Like Dancing on Ice presenter Holly Willoughby who boasted of keeping hers on during sex, 32pc of women said heels made them feel more sexy, confident and attractive to men according to a survey by the store. And nine out of 10 said they would "never" stop wearing heels.

Just as well, as this spring fashion continues to demand its followers to contort their feet into gravity-defying shoes such as Fendi six-inch platforms and Alexander McQueen five-inch boots.

"The trend for skyscraper heels is showing no sign of diminishing," adds Karen.

"Anyone buying the six-inch super-shoes must learn a new type of walk.

"Extreme high heels push out your bum and boobs and force your hips into a sexy swagger, so take short steps, place your weight on the ball of the foot and lean back into the heel."
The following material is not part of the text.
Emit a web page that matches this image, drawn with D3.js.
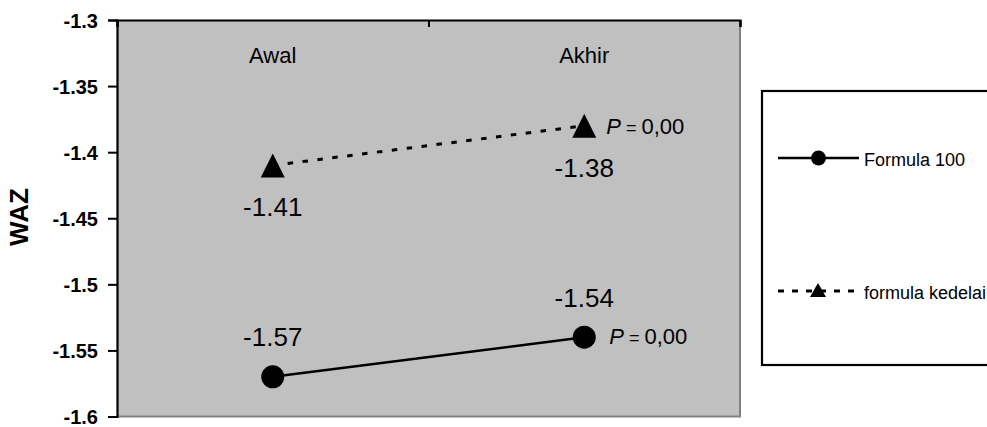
<!DOCTYPE html>
<html>
<head>
<meta charset="utf-8">
<script src="https://cdn.jsdelivr.net/npm/d3@7"></script>
<style>
  html, body { margin: 0; padding: 0; background: #fff; }
  svg { display: block; }
</style>
</head>
<body>
<svg id="chart" width="987" height="427"></svg>
<script>
// Categories (measurement times) and WAZ means per formula group
const categories = ["Awal", "Akhir"];
const formula100 = [-1.57, -1.54];
const formulaKedelai = [-1.41, -1.38];
const pValues = ["0,00", "0,00"];
const yTicks = [-1.3, -1.35, -1.4, -1.45, -1.5, -1.55, -1.6];
const seriesNames = ["Formula 100", "formula kedelai"];

const svg = d3.select("#chart");
const plot = { left: 117, right: 740, top: 20, bottom: 416.5 };
const font = "'Liberation Sans', Arial, sans-serif";

const x = d3.scaleBand().domain(categories).range([plot.left, plot.right]);
const xEdge = d3.scaleLinear().domain([0, categories.length]).range([plot.left, plot.right]);
const y = d3.scaleLinear().domain([-1.6, -1.3]).range([plot.bottom, plot.top]);
const cx = c => x(c) + x.bandwidth() / 2;

// Isosceles triangle marker of base w and height h, centred on its box
const triangle = (w, h) => ({
  draw(ctx) {
    ctx.moveTo(0, -h / 2);
    ctx.lineTo(w / 2, h / 2);
    ctx.lineTo(-w / 2, h / 2);
    ctx.closePath();
  }
});

// plot background
svg.append("rect")
  .attr("x", plot.left).attr("y", plot.top)
  .attr("width", plot.right - plot.left).attr("height", plot.bottom - plot.top)
  .attr("fill", "#c0c0c0");

// right and bottom frame
svg.append("path")
  .attr("d", `M${plot.right},${plot.top}V${plot.bottom}H${plot.left}`)
  .attr("fill", "none").attr("stroke", "#808080").attr("stroke-width", 2);

// left value axis
const yAxis = svg.append("g")
  .attr("transform", `translate(${plot.left},0)`)
  .call(d3.axisLeft(y).tickValues(yTicks).tickSize(9).tickPadding(10).tickFormat(d => String(d)));
yAxis.select(".domain").attr("stroke", "#000").attr("stroke-width", 2.2);
yAxis.selectAll(".tick line").attr("stroke", "#000").attr("stroke-width", 2);
yAxis.selectAll(".tick text")
  .attr("font-family", font)
  .attr("font-weight", "bold").attr("font-size", 20).attr("fill", "#000")
  .attr("dy", "0.36em");

// top category axis with boundary ticks pointing inward
const xAxis = svg.append("g")
  .attr("transform", `translate(0,${plot.top})`)
  .call(d3.axisTop(xEdge).tickValues(d3.range(categories.length + 1)).tickSize(-7).tickFormat(""));
xAxis.select(".domain").attr("stroke", "#000").attr("stroke-width", 2.2);
xAxis.selectAll(".tick line").attr("stroke", "#000").attr("stroke-width", 2);

// category labels
svg.append("g").selectAll("text").data(categories).join("text")
  .attr("x", d => cx(d)).attr("y", 63)
  .attr("text-anchor", "middle")
  .attr("font-family", font)
  .attr("font-size", 22).attr("fill", "#000")
  .text(d => d);

// y axis title
svg.append("text")
  .attr("transform", "translate(28,217) rotate(-90)")
  .attr("text-anchor", "middle")
  .attr("font-family", font)
  .attr("font-weight", "bold").attr("font-size", 26).attr("fill", "#000")
  .text("WAZ");

const line = d3.line().x((d, i) => cx(categories[i])).y(d => y(d));

// formula kedelai: dashed line + triangles
svg.append("path").datum(formulaKedelai)
  .attr("d", line).attr("fill", "none")
  .attr("stroke", "#000").attr("stroke-width", 3).attr("stroke-dasharray", "5.5,9.5");
svg.append("g").selectAll("path").data(formulaKedelai).join("path")
  .attr("transform", (d, i) => `translate(${cx(categories[i])},${y(d)})`)
  .attr("d", d3.symbol().type(triangle(24, 24)))
  .attr("fill", "#000");

// Formula 100: solid line + circles
svg.append("path").datum(formula100)
  .attr("d", line).attr("fill", "none")
  .attr("stroke", "#000").attr("stroke-width", 2.5);
svg.append("g").selectAll("circle").data(formula100).join("circle")
  .attr("cx", (d, i) => cx(categories[i])).attr("cy", d => y(d))
  .attr("r", 11.5).attr("fill", "#000");

// value labels
svg.append("g").selectAll("text").data(formulaKedelai).join("text")
  .attr("x", (d, i) => cx(categories[i])).attr("y", d => y(d) + 51)
  .attr("text-anchor", "middle")
  .attr("font-family", font).attr("font-size", 26).attr("fill", "#000")
  .text(d => d.toFixed(2));
svg.append("g").selectAll("text").data(formula100).join("text")
  .attr("x", (d, i) => cx(categories[i])).attr("y", d => y(d) - 30.5)
  .attr("text-anchor", "middle")
  .attr("font-family", font).attr("font-size", 26).attr("fill", "#000")
  .text(d => d.toFixed(2));

// significance labels at the last point of each series
function pLabel(xPos, yPos, val) {
  const t = svg.append("text")
    .attr("x", xPos).attr("y", yPos)
    .attr("font-family", font).attr("font-size", 22).attr("fill", "#000");
  t.append("tspan").attr("font-style", "italic").text("P");
  t.append("tspan").attr("font-size", 18).text(" = ");
  t.append("tspan").text(val);
}
const last = categories.length - 1;
pLabel(cx(categories[last]) + 22, y(formulaKedelai[last]) + 8, pValues[1]);
pLabel(cx(categories[last]) + 25, y(formula100[last]) + 6.5, pValues[0]);

// legend
const legend = svg.append("g");
legend.append("rect")
  .attr("x", 762).attr("y", 91).attr("width", 240).attr("height", 274)
  .attr("fill", "#fff").attr("stroke", "#000").attr("stroke-width", 2.2);

const ly = [158, 291];
// Formula 100 entry
legend.append("line").attr("x1", 778).attr("x2", 859).attr("y1", ly[0]).attr("y2", ly[0])
  .attr("stroke", "#000").attr("stroke-width", 2.5);
legend.append("circle").attr("cx", 818.5).attr("cy", ly[0]).attr("r", 7.5).attr("fill", "#000");
// formula kedelai entry
legend.append("line").attr("x1", 778).attr("x2", 861).attr("y1", ly[1]).attr("y2", ly[1])
  .attr("stroke", "#000").attr("stroke-width", 3).attr("stroke-dasharray", "6,8");
legend.append("path")
  .attr("transform", `translate(818,${ly[1] - 1})`)
  .attr("d", d3.symbol().type(triangle(16, 14)))
  .attr("fill", "#000");

legend.selectAll("text.lbl").data(seriesNames).join("text")
  .attr("class", "lbl")
  .attr("x", 864).attr("y", (d, i) => ly[i] + 7.5)
  .attr("font-family", font).attr("font-size", 18).attr("fill", "#000")
  .text(d => d);
</script>
</body>
</html>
But learning to walk all over again is the least of the measures girls will go to for fashionable feet.

Icky toe-shortening procedures and 'foot fillers' -- a collagen injection which plumps up the ball of the foot to make heels more bearable -- are two of the cosmetic treatments available.

Numbing the pain might work in the interim, but Dr Farrell says there's only one way to avoid high-heel hell.

"Reducing the amount of time spent in heels everyday is key," she says.

"Something as simple as keeping a pair of flats in your handbag for that 10-minute walk across town can make all the difference."

However, suddenly going flat may not thwart trouble afoot either.

"Sometimes switching to low heels can almost make the pain worse," says Gemma O'Grady of Biolaser, Galway.

"Flip-flops and pumps provide zero support or shock absorption to the feet, so the ankles, knees and hips bear the brunt. Avoid high heels and wear a well arch-supported shoe," she recommends.

Unless shoe-queen Carrie Bradshaw works the bare-foot look in Sex and the City 2, we can't see it catching on.